» **Recorded data**
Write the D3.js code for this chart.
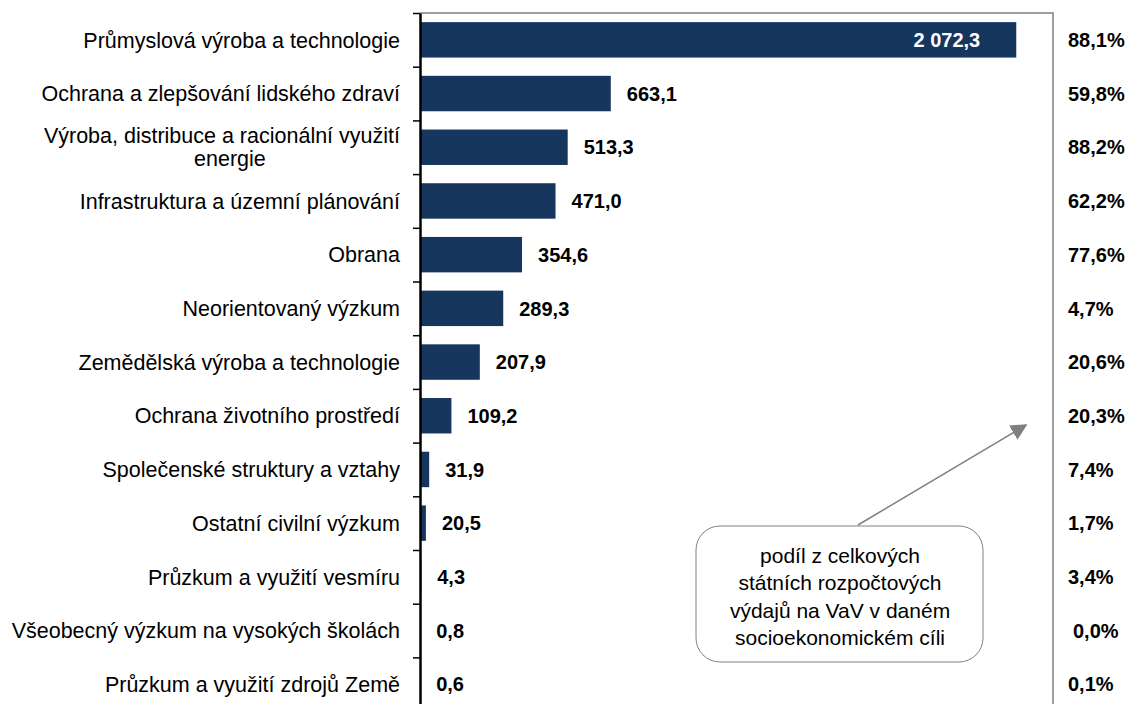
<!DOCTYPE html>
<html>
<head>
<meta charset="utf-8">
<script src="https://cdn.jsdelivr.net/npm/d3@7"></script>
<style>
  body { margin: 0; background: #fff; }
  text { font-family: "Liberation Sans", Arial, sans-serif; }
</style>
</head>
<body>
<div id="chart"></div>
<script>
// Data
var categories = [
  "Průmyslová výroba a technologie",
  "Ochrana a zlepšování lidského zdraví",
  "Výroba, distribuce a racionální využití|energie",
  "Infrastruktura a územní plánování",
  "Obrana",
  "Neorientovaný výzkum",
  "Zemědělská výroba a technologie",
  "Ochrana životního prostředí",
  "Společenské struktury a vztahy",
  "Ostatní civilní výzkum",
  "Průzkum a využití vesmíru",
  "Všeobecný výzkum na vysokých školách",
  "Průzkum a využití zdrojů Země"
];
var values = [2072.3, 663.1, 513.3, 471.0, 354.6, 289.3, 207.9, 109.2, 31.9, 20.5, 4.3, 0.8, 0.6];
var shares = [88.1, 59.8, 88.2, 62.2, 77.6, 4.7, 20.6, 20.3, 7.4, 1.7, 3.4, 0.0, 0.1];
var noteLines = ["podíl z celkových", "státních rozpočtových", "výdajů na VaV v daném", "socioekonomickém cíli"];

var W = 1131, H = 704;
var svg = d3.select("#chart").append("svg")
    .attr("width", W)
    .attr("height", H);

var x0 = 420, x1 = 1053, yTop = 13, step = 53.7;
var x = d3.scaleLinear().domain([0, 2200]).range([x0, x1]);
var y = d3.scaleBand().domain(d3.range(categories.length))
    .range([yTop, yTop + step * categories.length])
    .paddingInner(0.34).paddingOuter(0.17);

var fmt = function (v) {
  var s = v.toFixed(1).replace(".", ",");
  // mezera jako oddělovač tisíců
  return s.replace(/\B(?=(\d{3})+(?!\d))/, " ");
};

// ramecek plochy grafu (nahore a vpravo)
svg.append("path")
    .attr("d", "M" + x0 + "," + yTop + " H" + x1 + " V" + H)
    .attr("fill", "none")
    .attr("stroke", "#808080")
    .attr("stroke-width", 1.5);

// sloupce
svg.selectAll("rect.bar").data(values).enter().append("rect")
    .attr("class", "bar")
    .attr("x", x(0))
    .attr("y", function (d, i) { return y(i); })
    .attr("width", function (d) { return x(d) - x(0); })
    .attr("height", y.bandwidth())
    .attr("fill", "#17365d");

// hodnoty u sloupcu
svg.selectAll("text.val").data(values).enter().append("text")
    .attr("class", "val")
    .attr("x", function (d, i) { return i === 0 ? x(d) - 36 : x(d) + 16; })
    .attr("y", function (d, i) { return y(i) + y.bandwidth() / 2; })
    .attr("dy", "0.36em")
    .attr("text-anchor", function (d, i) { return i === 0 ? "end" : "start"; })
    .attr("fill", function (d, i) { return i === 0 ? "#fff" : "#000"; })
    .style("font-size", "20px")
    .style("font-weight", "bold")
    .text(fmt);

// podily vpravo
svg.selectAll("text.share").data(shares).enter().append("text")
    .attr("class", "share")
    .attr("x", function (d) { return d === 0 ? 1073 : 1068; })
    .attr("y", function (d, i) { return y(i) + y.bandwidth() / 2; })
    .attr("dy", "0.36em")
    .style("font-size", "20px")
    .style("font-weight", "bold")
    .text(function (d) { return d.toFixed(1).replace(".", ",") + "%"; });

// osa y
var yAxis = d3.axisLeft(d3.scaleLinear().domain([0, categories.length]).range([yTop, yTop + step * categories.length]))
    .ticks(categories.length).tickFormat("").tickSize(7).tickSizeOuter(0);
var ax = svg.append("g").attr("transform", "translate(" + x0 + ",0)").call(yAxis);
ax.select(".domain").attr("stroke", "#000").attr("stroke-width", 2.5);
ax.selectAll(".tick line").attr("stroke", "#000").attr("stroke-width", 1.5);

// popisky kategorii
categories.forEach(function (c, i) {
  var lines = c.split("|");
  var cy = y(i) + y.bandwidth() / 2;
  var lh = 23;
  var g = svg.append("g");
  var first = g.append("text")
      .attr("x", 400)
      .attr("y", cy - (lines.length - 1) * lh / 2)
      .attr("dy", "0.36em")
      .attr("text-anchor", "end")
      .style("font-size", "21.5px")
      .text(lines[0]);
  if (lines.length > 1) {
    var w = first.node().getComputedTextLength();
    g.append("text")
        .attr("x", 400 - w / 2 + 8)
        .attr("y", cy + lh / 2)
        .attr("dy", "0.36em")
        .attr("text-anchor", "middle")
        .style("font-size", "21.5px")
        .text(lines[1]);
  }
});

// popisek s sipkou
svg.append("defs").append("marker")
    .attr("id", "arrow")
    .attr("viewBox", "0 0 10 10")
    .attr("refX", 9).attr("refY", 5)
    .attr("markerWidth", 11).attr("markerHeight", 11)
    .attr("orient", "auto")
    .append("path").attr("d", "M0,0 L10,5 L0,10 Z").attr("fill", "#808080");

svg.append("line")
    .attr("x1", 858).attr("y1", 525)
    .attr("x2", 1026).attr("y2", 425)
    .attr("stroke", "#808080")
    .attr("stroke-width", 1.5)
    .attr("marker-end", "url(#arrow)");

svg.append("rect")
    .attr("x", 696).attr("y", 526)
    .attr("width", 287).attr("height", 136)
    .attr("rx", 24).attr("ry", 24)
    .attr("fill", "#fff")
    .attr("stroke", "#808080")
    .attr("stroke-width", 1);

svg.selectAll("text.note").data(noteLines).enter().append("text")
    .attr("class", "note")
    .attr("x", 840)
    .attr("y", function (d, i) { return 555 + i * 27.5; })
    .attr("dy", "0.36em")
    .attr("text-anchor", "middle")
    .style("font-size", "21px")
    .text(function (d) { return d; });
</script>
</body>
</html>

» **Requirement**
Without the pictures, retype the whole of the material above exactly.

» **Exercise response**
Write the D3.js code for this chart.
<!DOCTYPE html>
<html>
<head>
<meta charset="utf-8">
<script src="https://cdn.jsdelivr.net/npm/d3@7"></script>
<style>
  body { margin: 0; background: #fff; }
  text { font-family: "Liberation Sans", Arial, sans-serif; }
</style>
</head>
<body>
<div id="chart"></div>
<script>
// Data
var categories = [
  "Průmyslová výroba a technologie",
  "Ochrana a zlepšování lidského zdraví",
  "Výroba, distribuce a racionální využití|energie",
  "Infrastruktura a územní plánování",
  "Obrana",
  "Neorientovaný výzkum",
  "Zemědělská výroba a technologie",
  "Ochrana životního prostředí",
  "Společenské struktury a vztahy",
  "Ostatní civilní výzkum",
  "Průzkum a využití vesmíru",
  "Všeobecný výzkum na vysokých školách",
  "Průzkum a využití zdrojů Země"
];
var values = [2072.3, 663.1, 513.3, 471.0, 354.6, 289.3, 207.9, 109.2, 31.9, 20.5, 4.3, 0.8, 0.6];
var shares = [88.1, 59.8, 88.2, 62.2, 77.6, 4.7, 20.6, 20.3, 7.4, 1.7, 3.4, 0.0, 0.1];
var noteLines = ["podíl z celkových", "státních rozpočtových", "výdajů na VaV v daném", "socioekonomickém cíli"];

var W = 1131, H = 704;
var svg = d3.select("#chart").append("svg")
    .attr("width", W)
    .attr("height", H);

var x0 = 420, x1 = 1053, yTop = 13, step = 53.7;
var x = d3.scaleLinear().domain([0, 2200]).range([x0, x1]);
var y = d3.scaleBand().domain(d3.range(categories.length))
    .range([yTop, yTop + step * categories.length])
    .paddingInner(0.34).paddingOuter(0.17);

var fmt = function (v) {
  var s = v.toFixed(1).replace(".", ",");
  // mezera jako oddělovač tisíců
  return s.replace(/\B(?=(\d{3})+(?!\d))/, " ");
};

// ramecek plochy grafu (nahore a vpravo)
svg.append("path")
    .attr("d", "M" + x0 + "," + yTop + " H" + x1 + " V" + H)
    .attr("fill", "none")
    .attr("stroke", "#808080")
    .attr("stroke-width", 1.5);

// sloupce
svg.selectAll("rect.bar").data(values).enter().append("rect")
    .attr("class", "bar")
    .attr("x", x(0))
    .attr("y", function (d, i) { return y(i); })
    .attr("width", function (d) { return x(d) - x(0); })
    .attr("height", y.bandwidth())
    .attr("fill", "#17365d");

// hodnoty u sloupcu
svg.selectAll("text.val").data(values).enter().append("text")
    .attr("class", "val")
    .attr("x", function (d, i) { return i === 0 ? x(d) - 36 : x(d) + 16; })
    .attr("y", function (d, i) { return y(i) + y.bandwidth() / 2; })
    .attr("dy", "0.36em")
    .attr("text-anchor", function (d, i) { return i === 0 ? "end" : "start"; })
    .attr("fill", function (d, i) { return i === 0 ? "#fff" : "#000"; })
    .style("font-size", "20px")
    .style("font-weight", "bold")
    .text(fmt);

// podily vpravo
svg.selectAll("text.share").data(shares).enter().append("text")
    .attr("class", "share")
    .attr("x", function (d) { return d === 0 ? 1073 : 1068; })
    .attr("y", function (d, i) { return y(i) + y.bandwidth() / 2; })
    .attr("dy", "0.36em")
    .style("font-size", "20px")
    .style("font-weight", "bold")
    .text(function (d) { return d.toFixed(1).replace(".", ",") + "%"; });

// osa y
var yAxis = d3.axisLeft(d3.scaleLinear().domain([0, categories.length]).range([yTop, yTop + step * categories.length]))
    .ticks(categories.length).tickFormat("").tickSize(7).tickSizeOuter(0);
var ax = svg.append("g").attr("transform", "translate(" + x0 + ",0)").call(yAxis);
ax.select(".domain").attr("stroke", "#000").attr("stroke-width", 2.5);
ax.selectAll(".tick line").attr("stroke", "#000").attr("stroke-width", 1.5);

// popisky kategorii
categories.forEach(function (c, i) {
  var lines = c.split("|");
  var cy = y(i) + y.bandwidth() / 2;
  var lh = 23;
  var g = svg.append("g");
  var first = g.append("text")
      .attr("x", 400)
      .attr("y", cy - (lines.length - 1) * lh / 2)
      .attr("dy", "0.36em")
      .attr("text-anchor", "end")
      .style("font-size", "21.5px")
      .text(lines[0]);
  if (lines.length > 1) {
    var w = first.node().getComputedTextLength();
    g.append("text")
        .attr("x", 400 - w / 2 + 8)
        .attr("y", cy + lh / 2)
        .attr("dy", "0.36em")
        .attr("text-anchor", "middle")
        .style("font-size", "21.5px")
        .text(lines[1]);
  }
});

// popisek s sipkou
svg.append("defs").append("marker")
    .attr("id", "arrow")
    .attr("viewBox", "0 0 10 10")
    .attr("refX", 9).attr("refY", 5)
    .attr("markerWidth", 11).attr("markerHeight", 11)
    .attr("orient", "auto")
    .append("path").attr("d", "M0,0 L10,5 L0,10 Z").attr("fill", "#808080");

svg.append("line")
    .attr("x1", 858).attr("y1", 525)
    .attr("x2", 1026).attr("y2", 425)
    .attr("stroke", "#808080")
    .attr("stroke-width", 1.5)
    .attr("marker-end", "url(#arrow)");

svg.append("rect")
    .attr("x", 696).attr("y", 526)
    .attr("width", 287).attr("height", 136)
    .attr("rx", 24).attr("ry", 24)
    .attr("fill", "#fff")
    .attr("stroke", "#808080")
    .attr("stroke-width", 1);

svg.selectAll("text.note").data(noteLines).enter().append("text")
    .attr("class", "note")
    .attr("x", 840)
    .attr("y", function (d, i) { return 555 + i * 27.5; })
    .attr("dy", "0.36em")
    .attr("text-anchor", "middle")
    .style("font-size", "21px")
    .text(function (d) { return d; });
</script>
</body>
</html>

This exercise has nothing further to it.